The Philippines is hit by as many as 20 major storms a year and is well practiced at battening down. Typhoons in the region are most common and usually most powerful from August to November.

Laundry worker Mely Malate fled with her husband and six children to an evacuation center in Albay, spurred by memories of a storm three years ago.

"During the last typhoon, we were trapped inside the house by the flood waters and we had to climb to the roof," she said. "We are scared whenever there is a storm. When we left this morning, the river was already higher than normal."
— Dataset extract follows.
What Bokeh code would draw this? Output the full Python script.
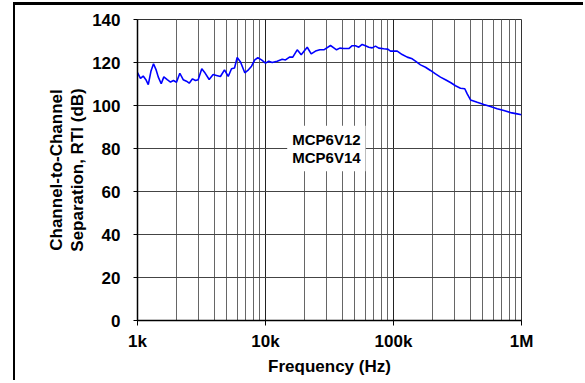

Government chief weather forecaster Nathaniel Cruz said Parma appears to be carrying less rain but stronger winds than Ketsana, meaning the flood risk may be lower.

But a vast swath of the northern Philippines, including the capital of Manila, is already saturated from Ketsana, and any more rain poses danger.

In the capital, some store shelves were emptied of bottled water and packaged food as people hunkered down. Prayers asking that the country be spared another disaster were broadcast on government-run trains.

Lake Laguna on the edge of the capital rose by more than 3.3 feet (one meter) as Ketsana passed and was in danger of spilling over into districts near Manila housing some 100,000 people, said Ed Manda, general manager of the Laguna Lake Development Authority.

At a briefing Friday evening, weather bureau administrator Frisco Nilo said a high-pressure system near Hong Kong had caused Parma to slow slightly and might cause it to change direction, though it was still likely to hit the main northern Philippine island of Luzon.

The typhoon comes as the Asia region struggles to recover from two major earthquakes, one in the South Pacific that caused a deadly tsunami, and another in Indonesia.